‘When I pitch shows at TV networks, they say: Can you make white people laugh?’
What got you started?
Being dyslexic. I trained as an actor, but because of my dyslexia I have great trouble sight-reading. So I kept going to auditions and not getting the roles. Then one day I went to a comedy club and asked if I could tell some jokes. It was 27 years ago, when there were no black British female standups. I became the first.
What was your big breakthrough?
Writing my first show, Funny Black Women on the Edge, in 1994. I wanted to write a sketch show that didn’t have black women playing the stereotypical nurse – where we could be a bit glam, a bit sexy. So I wrote this and put it on at the community centre in Peckham, London. It sold out every night and things just took off from there.
Why do so few black or Asian women achieve mainstream comedy success?
I was discussing this recently, while shooting a pilot for my new sitcom, The Ryan Sisters. We decided to make it ourselves and put it up online because we just can’t get TV networks interested. There really is a lot of racism in the industry: they’re not ready for black women. Commissioners say: “Can you make white people laugh?” Or: “Middle England won’t like you.” We just think: “Can we not just try it – and see what the audience do?”
What have you sacrificed for your art?
Myself. About 20 years ago, I wanted to go to America. But I have three children and I wanted to let them grow up first. Also, I wanted to be a pioneer and get a black female TV sitcom made in the UK. But I don’t have that in my heart any more. I don’t feel anybody wants to see it. So I’m going to America soon.
What’s the funniest heckle you’ve had?
I’ve never been heckled much. I was always vicious in return. If a guy said something, I’d get him to stand up and I’d say: “Just like a dick to stand up for no reason.” I wouldn’t get any heckles after that.

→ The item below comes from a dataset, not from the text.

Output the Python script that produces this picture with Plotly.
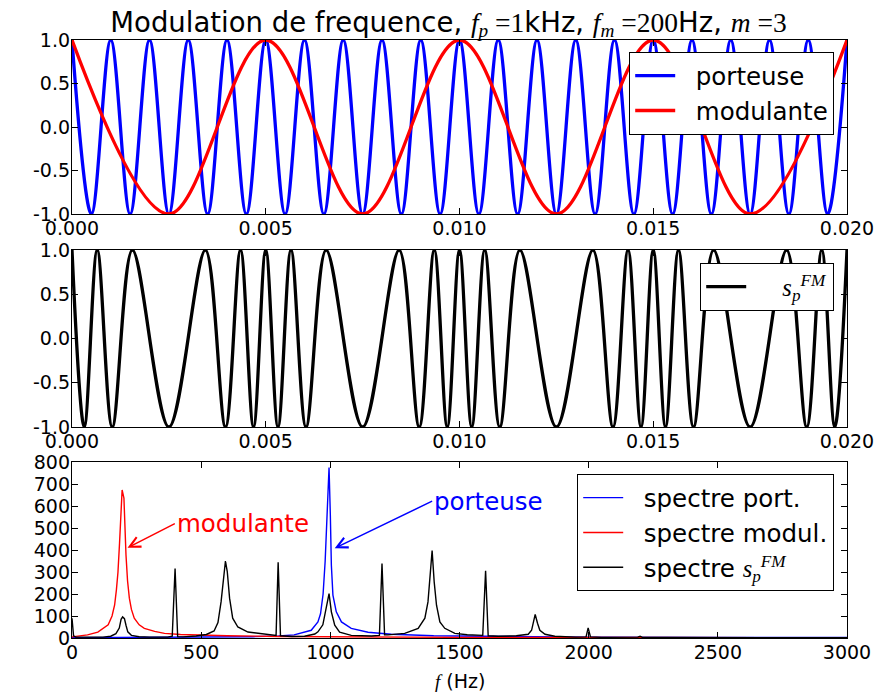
import plotly.graph_objects as go

# ---------------- data ----------------
# top panel: extrema of the carrier (porteuse) and of the modulating signal (ms)
t_port_ms = [0.0, 0.5, 1.0, 1.5, 2.0, 2.5, 3.0, 3.5, 4.0, 4.5,
             5.0, 5.5, 6.0, 6.5, 7.0, 7.5, 8.0, 8.5, 9.0, 9.5,
             10.0, 10.5, 11.0, 11.5, 12.0, 12.5, 13.0, 13.5, 14.0, 14.5,
             15.0, 15.5, 16.0, 16.5, 17.0, 17.5, 18.0, 18.5, 19.0, 19.5, 20.0]
v_port = [1, -1, 1, -1, 1, -1, 1, -1, 1, -1,
          1, -1, 1, -1, 1, -1, 1, -1, 1, -1,
          1, -1, 1, -1, 1, -1, 1, -1, 1, -1,
          1, -1, 1, -1, 1, -1, 1, -1, 1, -1, 1]

t_mod_ms = [0.0, 2.5, 5.0, 7.5, 10.0, 12.5, 15.0, 17.5, 20.0]
v_mod = [1, -1, 1, -1, 1, -1, 1, -1, 1]

# middle panel: extrema of the FM signal (ms)
t_fm_ms = [0.0, 0.316, 0.651, 1.039, 1.558, 2.5, 3.442, 3.961, 4.349, 4.684,
           5.0, 5.316, 5.651, 6.039, 6.558, 7.5, 8.442, 8.961, 9.349, 9.684,
           10.0, 10.316, 10.651, 11.039, 11.558, 12.5, 13.442, 13.961, 14.349, 14.684,
           15.0, 15.316, 15.651, 16.039, 16.558, 17.5, 18.442, 18.961, 19.349, 19.684, 20.0]
v_fm = [1, -1, 1, -1, 1, -1, 1, -1, 1, -1,
        1, -1, 1, -1, 1, -1, 1, -1, 1, -1,
        1, -1, 1, -1, 1, -1, 1, -1, 1, -1,
        1, -1, 1, -1, 1, -1, 1, -1, 1, -1, 1]

# bottom panel: spectra (frequency in Hz, magnitude)
f_port = [0, 300, 500, 700, 800, 860, 926, 952, 962, 972, 980, 986, 991, 995,
          1000, 1004, 1010, 1023, 1043, 1081, 1146, 1236, 1400, 1600, 2000, 2500, 3000]
a_port = [1, 2, 3, 6, 9, 14, 35, 73, 110, 200, 350, 520, 700, 775,
          560, 331, 195, 119, 73, 44, 26, 17, 10, 7, 4, 3, 2]

f_mod = [0, 30, 60, 100, 140, 155, 165, 172, 178, 184, 189, 194, 201, 205, 209,
         215, 222, 230, 241, 260, 280, 320, 358, 420, 487, 600, 800, 1000,
         1500, 2000, 2500, 3000]
a_mod = [5, 8, 14, 27, 60, 100, 150, 220, 300, 430, 600, 673, 636, 500, 377,
         260, 181, 130, 90, 60, 44, 30, 21, 16, 13, 10, 7, 5,
         3, 2, 2, 1]

f_fm = [0, 6, 15, 60, 120, 150, 170, 183, 190, 196, 203, 209, 216, 230, 260, 300,
        370, 388, 399, 409, 430, 480, 520, 550, 565, 577, 588, 594, 601, 610, 622,
        642, 681, 733, 778, 790, 798, 807, 850, 900, 940, 952, 971, 984, 995, 1004,
        1017, 1036, 1081, 1159, 1190, 1200, 1210, 1223, 1288, 1340, 1366, 1378,
        1388, 1394, 1402, 1411, 1424, 1443, 1482, 1530, 1590, 1601, 1611, 1650,
        1720, 1766, 1779, 1786, 1793, 1802, 1811, 1831, 1869, 1950, 1990, 1998,
        2007, 2050, 2190, 2199, 2208, 2300, 2395, 2400, 2405, 2600, 3000]
a_fm = [90, 10, 4, 3, 4, 8, 20, 45, 85, 96, 88, 58, 28, 12, 6, 4,
        4, 8, 316, 6, 5, 9, 16, 32, 70, 164, 290, 350, 302, 181, 90,
        50, 27, 19, 13, 12, 344, 10, 7, 8, 18, 28, 60, 135, 202, 119,
        58, 27, 12, 9, 12, 339, 14, 14, 21, 44, 90, 164,
        300, 397, 255, 149, 73, 44, 21, 15, 12, 306, 10, 8,
        10, 17, 35, 73, 107, 67, 35, 17, 8, 4, 5, 46,
        5, 3, 4, 8, 3, 2, 2, 4, 1, 1, 1]

x_ticks_t = [0.0, 0.005, 0.010, 0.015, 0.020]
x_ticklabels_t = ["0.000", "0.005", "0.010", "0.015", "0.020"]
y_ticks_t = [-1.0, -0.5, 0.0, 0.5, 1.0]
y_ticklabels_t = ["-1.0", "-0.5", "0.0", "0.5", "1.0"]
x_ticks_f = [0, 500, 1000, 1500, 2000, 2500, 3000]
y_ticks_f = [0, 100, 200, 300, 400, 500, 600, 700, 800]

# ---------------- figure ----------------
OFF = 8                      # default page margin of the html body
W, H = 895 - OFF, 695 - OFF
L, R, T, B = 72 - OFF, 48, 40 - OFF, 57
PLOT_TOP, PLOT_BOT = 40, 638  # page pixels
ph = PLOT_BOT - PLOT_TOP
pw = 895 - 72 - 48


def ydom(top_px, bot_px):
    return [(PLOT_BOT - bot_px) / ph, (PLOT_BOT - top_px) / ph]


def ms(v):
    return [x / 1000.0 for x in v]


SERIF = "Liberation Serif"


def ser(s):
    return "<span style='font-family:" + SERIF + "'>" + s + "</span>"


BLUE, RED, BLACK = "#0000ff", "#ff0000", "#000000"
TW = 3.3   # time signals line width
SW = 1.4   # spectra line width
NB = "\u00a0\u00a0"
SFM = ser("<i>s</i><sub><i>p</i></sub><sup><i>FM</i></sup>")

fig = go.Figure()

fig.add_trace(go.Scatter(x=ms(t_port_ms), y=v_port, mode="lines", name=NB + "porteuse",
                         line=dict(color=BLUE, width=TW, shape="spline", smoothing=1),
                         xaxis="x", yaxis="y", legend="legend"))
fig.add_trace(go.Scatter(x=ms(t_mod_ms), y=v_mod, mode="lines", name=NB + "modulante",
                         line=dict(color=RED, width=TW, shape="spline", smoothing=1),
                         xaxis="x", yaxis="y", legend="legend"))
fig.add_trace(go.Scatter(x=ms(t_fm_ms), y=v_fm, mode="lines",
                         name=NB + NB + SFM,
                         line=dict(color=BLACK, width=TW, shape="spline", smoothing=1),
                         xaxis="x2", yaxis="y2", legend="legend2"))
fig.add_trace(go.Scatter(x=f_port, y=a_port, mode="lines", name=NB + "spectre port.",
                         line=dict(color=BLUE, width=SW),
                         xaxis="x3", yaxis="y3", legend="legend3"))
fig.add_trace(go.Scatter(x=f_mod, y=a_mod, mode="lines", name=NB + "spectre modul.",
                         line=dict(color=RED, width=SW),
                         xaxis="x3", yaxis="y3", legend="legend3"))
fig.add_trace(go.Scatter(x=f_fm, y=a_fm, mode="lines",
                         name=NB + "spectre " + SFM,
                         line=dict(color=BLACK, width=SW),
                         xaxis="x3", yaxis="y3", legend="legend3"))

TICKFONT = dict(family="DejaVu Sans", size=19, color="black")
axcommon = dict(showline=True, linecolor="black", linewidth=1.3, mirror="ticks",
                ticks="inside", ticklen=6, tickwidth=1.2, tickcolor="black",
                showgrid=False, zeroline=False, tickfont=TICKFONT, automargin=False)
xcommon = dict(ticklabelstandoff=-3, **axcommon)
ycommon = dict(ticklabelstandoff=-3, **axcommon)

LEGX = (834 - 72) / pw
LEGCOMMON = dict(x=LEGX, xanchor="right", yanchor="top", bgcolor="white",
                 bordercolor="black", borderwidth=1.2, itemwidth=40,
                 font=dict(size=24.5, color="black"))

fig.update_layout(
    width=W, height=H,
    margin=dict(l=L, r=R, t=T, b=B),
    paper_bgcolor="white", plot_bgcolor="white",
    font=dict(family="DejaVu Sans", color="black"),
    title=dict(
        text="Modulation de frequence, " + ser("<i>f</i><sub><i>p</i></sub> =1") + "kHz, "
             + ser("<i>f</i><sub><i>m</i></sub> =200") + "Hz, " + ser("<i>m</i> =3"),
        x=(448.5 - 72) / pw, xref="paper", xanchor="center",
        y=1 - (22 - OFF) / H, yref="container", yanchor="middle",
        font=dict(size=27.5, family="DejaVu Sans", color="black")),
    xaxis=dict(domain=[0, 1], range=[0, 0.02], tickvals=x_ticks_t, ticktext=x_ticklabels_t,
               anchor="y", **xcommon),
    yaxis=dict(domain=ydom(40, 214), range=[-1, 1], tickvals=y_ticks_t, ticktext=y_ticklabels_t,
               anchor="x", **ycommon),
    xaxis2=dict(domain=[0, 1], range=[0, 0.02], tickvals=x_ticks_t, ticktext=x_ticklabels_t,
                anchor="y2", **xcommon),
    yaxis2=dict(domain=ydom(250, 427), range=[-1, 1], tickvals=y_ticks_t, ticktext=y_ticklabels_t,
                anchor="x2", **ycommon),
    xaxis3=dict(domain=[0, 1], range=[0, 3000], tickvals=x_ticks_f, anchor="y3", **xcommon),
    yaxis3=dict(domain=ydom(462, 638), range=[0, 800], tickvals=y_ticks_f, anchor="x3",
                **ycommon),
    legend=dict(y=(PLOT_BOT - 52) / ph, **LEGCOMMON),
    legend2=dict(y=(PLOT_BOT - 263) / ph, **LEGCOMMON),
    legend3=dict(y=(PLOT_BOT - 474) / ph, **LEGCOMMON),
    annotations=[
        dict(text=ser("<i>f</i>") + " (Hz)", x=0.5, y=(PLOT_BOT - 681) / ph,
             xref="paper", yref="paper", xanchor="center", yanchor="middle",
             showarrow=False, font=dict(size=19, color="black")),
        dict(text="modulante", x=215, y=410, xref="x3", yref="y3",
             ax=398, ay=520, axref="x3", ayref="y3", xanchor="left", yanchor="middle",
             showarrow=True, arrowhead=5, arrowsize=1.4, arrowwidth=1.5, arrowcolor=RED,
             font=dict(size=24.5, color=RED)),
        dict(text="porteuse", x=1017, y=408, xref="x3", yref="y3",
             ax=1394, ay=622, axref="x3", ayref="y3", xanchor="left", yanchor="middle",
             showarrow=True, arrowhead=5, arrowsize=1.4, arrowwidth=1.5, arrowcolor=BLUE,
             font=dict(size=24.5, color=BLUE)),
    ],
    showlegend=True,
)

fig.write_html("out.html")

Which artists, in any genre, do you most admire?
Is fame important to you?
Not really. I just want people to love the work. A couple of years ago, I wrote a play called Do You Know Where Your Daughter Is? after a girl called my radio show to say that, while she was having sex with her boyfriend, four of his friends had come into the room. They, too, had sex with her. “Angie,” she said, “is that rape?” If just one girl says to me, “I saw your play and I don’t want to be like that character,” then the job is done.
Born: London, 1965.
Career: TV includes The Real McCoy and Get Up, Stand Up. Tours widely as a stand-up and has written several plays. Performs her one-woman show In My Shoes at the Millfield Theatre, London N18 (020-8807 6680), 9-20 May.
Low point: “Having to close my stage school in 2009. I had no funding. It was killing me.”
High point: “Interviewing Whoopi Goldberg. Her agent had given me 10 minutes, but I was there for an hour and a half.”